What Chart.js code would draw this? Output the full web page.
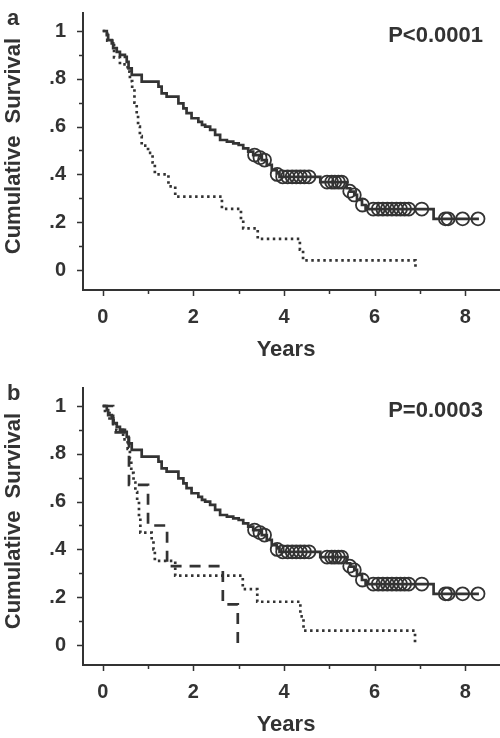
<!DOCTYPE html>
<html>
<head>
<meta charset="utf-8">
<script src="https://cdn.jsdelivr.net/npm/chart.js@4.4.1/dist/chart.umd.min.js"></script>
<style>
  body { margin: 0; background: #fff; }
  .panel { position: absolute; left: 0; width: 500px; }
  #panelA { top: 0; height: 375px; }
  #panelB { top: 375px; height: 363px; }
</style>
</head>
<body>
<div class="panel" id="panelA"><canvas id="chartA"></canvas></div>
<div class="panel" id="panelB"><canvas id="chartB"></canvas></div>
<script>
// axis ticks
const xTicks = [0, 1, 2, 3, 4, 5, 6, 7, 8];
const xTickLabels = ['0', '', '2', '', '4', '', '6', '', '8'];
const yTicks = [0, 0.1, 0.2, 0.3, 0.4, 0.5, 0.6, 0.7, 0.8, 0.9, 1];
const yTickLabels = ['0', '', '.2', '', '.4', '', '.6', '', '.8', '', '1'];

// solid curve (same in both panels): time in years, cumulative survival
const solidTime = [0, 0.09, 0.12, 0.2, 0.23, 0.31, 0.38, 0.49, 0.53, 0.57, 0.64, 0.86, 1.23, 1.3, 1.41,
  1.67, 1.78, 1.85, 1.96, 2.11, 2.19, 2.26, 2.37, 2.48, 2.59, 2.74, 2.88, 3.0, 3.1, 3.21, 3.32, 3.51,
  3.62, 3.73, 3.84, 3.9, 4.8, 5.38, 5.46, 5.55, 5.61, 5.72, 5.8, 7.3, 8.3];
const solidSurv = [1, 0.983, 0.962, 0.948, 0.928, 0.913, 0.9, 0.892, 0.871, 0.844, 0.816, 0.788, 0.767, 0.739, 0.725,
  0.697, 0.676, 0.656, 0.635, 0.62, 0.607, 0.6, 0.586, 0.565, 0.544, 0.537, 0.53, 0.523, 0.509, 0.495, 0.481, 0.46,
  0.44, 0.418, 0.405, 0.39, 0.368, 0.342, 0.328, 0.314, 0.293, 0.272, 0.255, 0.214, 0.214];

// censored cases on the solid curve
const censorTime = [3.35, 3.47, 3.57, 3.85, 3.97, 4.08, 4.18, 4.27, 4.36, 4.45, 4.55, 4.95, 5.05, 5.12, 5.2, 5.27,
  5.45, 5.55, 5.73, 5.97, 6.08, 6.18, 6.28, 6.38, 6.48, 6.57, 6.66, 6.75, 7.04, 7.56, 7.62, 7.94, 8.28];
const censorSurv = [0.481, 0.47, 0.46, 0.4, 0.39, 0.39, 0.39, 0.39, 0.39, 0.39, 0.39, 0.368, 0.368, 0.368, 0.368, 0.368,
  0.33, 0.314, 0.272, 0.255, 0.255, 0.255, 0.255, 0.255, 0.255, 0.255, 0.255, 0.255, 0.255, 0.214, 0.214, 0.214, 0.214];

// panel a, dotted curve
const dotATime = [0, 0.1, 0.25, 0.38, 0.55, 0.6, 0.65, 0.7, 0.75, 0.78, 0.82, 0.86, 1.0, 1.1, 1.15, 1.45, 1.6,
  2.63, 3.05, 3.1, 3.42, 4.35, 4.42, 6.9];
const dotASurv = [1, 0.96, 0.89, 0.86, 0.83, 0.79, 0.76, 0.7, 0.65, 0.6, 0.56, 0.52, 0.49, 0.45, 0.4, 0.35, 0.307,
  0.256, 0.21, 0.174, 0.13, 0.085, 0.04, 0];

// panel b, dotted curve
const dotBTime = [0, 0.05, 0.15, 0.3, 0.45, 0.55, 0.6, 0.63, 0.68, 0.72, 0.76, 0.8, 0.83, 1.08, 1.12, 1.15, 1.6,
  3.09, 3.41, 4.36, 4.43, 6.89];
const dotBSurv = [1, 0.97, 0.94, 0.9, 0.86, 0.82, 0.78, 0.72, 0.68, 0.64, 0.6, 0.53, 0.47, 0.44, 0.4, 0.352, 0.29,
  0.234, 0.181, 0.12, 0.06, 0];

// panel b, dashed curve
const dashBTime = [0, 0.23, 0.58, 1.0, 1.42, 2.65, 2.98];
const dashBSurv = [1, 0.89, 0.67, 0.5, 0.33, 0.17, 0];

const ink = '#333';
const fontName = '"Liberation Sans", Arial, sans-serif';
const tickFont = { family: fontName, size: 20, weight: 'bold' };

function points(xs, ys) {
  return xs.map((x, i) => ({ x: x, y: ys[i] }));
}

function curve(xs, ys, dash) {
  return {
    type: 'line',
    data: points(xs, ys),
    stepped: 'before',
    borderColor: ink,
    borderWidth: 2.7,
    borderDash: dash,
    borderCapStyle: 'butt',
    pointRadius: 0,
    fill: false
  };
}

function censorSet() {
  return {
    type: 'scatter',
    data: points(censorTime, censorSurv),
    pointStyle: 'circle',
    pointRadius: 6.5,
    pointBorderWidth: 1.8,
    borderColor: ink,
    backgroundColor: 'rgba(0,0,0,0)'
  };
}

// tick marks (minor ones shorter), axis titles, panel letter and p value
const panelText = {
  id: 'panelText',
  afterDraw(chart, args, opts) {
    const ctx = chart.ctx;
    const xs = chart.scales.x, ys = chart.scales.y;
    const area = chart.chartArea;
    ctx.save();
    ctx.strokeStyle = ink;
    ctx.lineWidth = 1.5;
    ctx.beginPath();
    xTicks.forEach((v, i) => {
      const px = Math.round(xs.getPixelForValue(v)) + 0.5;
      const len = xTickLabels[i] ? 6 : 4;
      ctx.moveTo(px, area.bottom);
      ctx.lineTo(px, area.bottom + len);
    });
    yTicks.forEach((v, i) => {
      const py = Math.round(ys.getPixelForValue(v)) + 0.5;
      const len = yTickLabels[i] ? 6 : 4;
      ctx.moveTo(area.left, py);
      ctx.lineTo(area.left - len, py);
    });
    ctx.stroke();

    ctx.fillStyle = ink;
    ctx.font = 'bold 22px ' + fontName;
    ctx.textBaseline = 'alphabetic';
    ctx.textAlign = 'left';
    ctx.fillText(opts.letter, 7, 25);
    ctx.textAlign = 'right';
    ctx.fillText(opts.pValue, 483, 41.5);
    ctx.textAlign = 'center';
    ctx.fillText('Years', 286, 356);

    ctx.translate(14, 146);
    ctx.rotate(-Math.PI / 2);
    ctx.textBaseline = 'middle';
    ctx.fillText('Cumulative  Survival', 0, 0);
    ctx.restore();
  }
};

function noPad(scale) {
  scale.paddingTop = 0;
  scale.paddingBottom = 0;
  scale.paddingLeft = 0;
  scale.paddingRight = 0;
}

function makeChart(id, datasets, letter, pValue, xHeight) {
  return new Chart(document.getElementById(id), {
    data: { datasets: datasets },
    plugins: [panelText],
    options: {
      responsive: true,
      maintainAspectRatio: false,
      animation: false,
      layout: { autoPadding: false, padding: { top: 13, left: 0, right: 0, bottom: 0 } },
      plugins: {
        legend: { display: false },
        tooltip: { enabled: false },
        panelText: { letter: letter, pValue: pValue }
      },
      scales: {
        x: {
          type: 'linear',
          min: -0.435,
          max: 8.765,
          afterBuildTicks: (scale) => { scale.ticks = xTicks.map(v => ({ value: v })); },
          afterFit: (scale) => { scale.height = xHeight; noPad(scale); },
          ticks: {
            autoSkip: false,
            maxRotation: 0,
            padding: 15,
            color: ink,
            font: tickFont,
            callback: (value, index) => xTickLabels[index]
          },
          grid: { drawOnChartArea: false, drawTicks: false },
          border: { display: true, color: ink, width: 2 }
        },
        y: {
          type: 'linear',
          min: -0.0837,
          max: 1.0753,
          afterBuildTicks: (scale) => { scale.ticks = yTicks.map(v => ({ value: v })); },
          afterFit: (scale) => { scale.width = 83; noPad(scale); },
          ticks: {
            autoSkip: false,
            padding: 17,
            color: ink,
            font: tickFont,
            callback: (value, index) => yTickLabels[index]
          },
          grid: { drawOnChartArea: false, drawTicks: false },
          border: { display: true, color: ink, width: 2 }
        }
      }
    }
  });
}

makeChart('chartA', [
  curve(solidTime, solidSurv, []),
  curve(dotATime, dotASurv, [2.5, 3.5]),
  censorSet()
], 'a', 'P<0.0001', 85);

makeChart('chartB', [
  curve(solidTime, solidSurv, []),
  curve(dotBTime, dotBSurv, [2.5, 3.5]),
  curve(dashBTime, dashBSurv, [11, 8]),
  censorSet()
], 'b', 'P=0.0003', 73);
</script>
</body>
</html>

DIRECTION
Restate only the lines running from the start of the material above through the line containing "0.255, 0.214, 0.214];", ends included. No pictures.

WRITTEN ANSWER
What Chart.js code would draw this? Output the full web page.
<!DOCTYPE html>
<html>
<head>
<meta charset="utf-8">
<script src="https://cdn.jsdelivr.net/npm/chart.js@4.4.1/dist/chart.umd.min.js"></script>
<style>
  body { margin: 0; background: #fff; }
  .panel { position: absolute; left: 0; width: 500px; }
  #panelA { top: 0; height: 375px; }
  #panelB { top: 375px; height: 363px; }
</style>
</head>
<body>
<div class="panel" id="panelA"><canvas id="chartA"></canvas></div>
<div class="panel" id="panelB"><canvas id="chartB"></canvas></div>
<script>
// axis ticks
const xTicks = [0, 1, 2, 3, 4, 5, 6, 7, 8];
const xTickLabels = ['0', '', '2', '', '4', '', '6', '', '8'];
const yTicks = [0, 0.1, 0.2, 0.3, 0.4, 0.5, 0.6, 0.7, 0.8, 0.9, 1];
const yTickLabels = ['0', '', '.2', '', '.4', '', '.6', '', '.8', '', '1'];

// solid curve (same in both panels): time in years, cumulative survival
const solidTime = [0, 0.09, 0.12, 0.2, 0.23, 0.31, 0.38, 0.49, 0.53, 0.57, 0.64, 0.86, 1.23, 1.3, 1.41,
  1.67, 1.78, 1.85, 1.96, 2.11, 2.19, 2.26, 2.37, 2.48, 2.59, 2.74, 2.88, 3.0, 3.1, 3.21, 3.32, 3.51,
  3.62, 3.73, 3.84, 3.9, 4.8, 5.38, 5.46, 5.55, 5.61, 5.72, 5.8, 7.3, 8.3];
const solidSurv = [1, 0.983, 0.962, 0.948, 0.928, 0.913, 0.9, 0.892, 0.871, 0.844, 0.816, 0.788, 0.767, 0.739, 0.725,
  0.697, 0.676, 0.656, 0.635, 0.62, 0.607, 0.6, 0.586, 0.565, 0.544, 0.537, 0.53, 0.523, 0.509, 0.495, 0.481, 0.46,
  0.44, 0.418, 0.405, 0.39, 0.368, 0.342, 0.328, 0.314, 0.293, 0.272, 0.255, 0.214, 0.214];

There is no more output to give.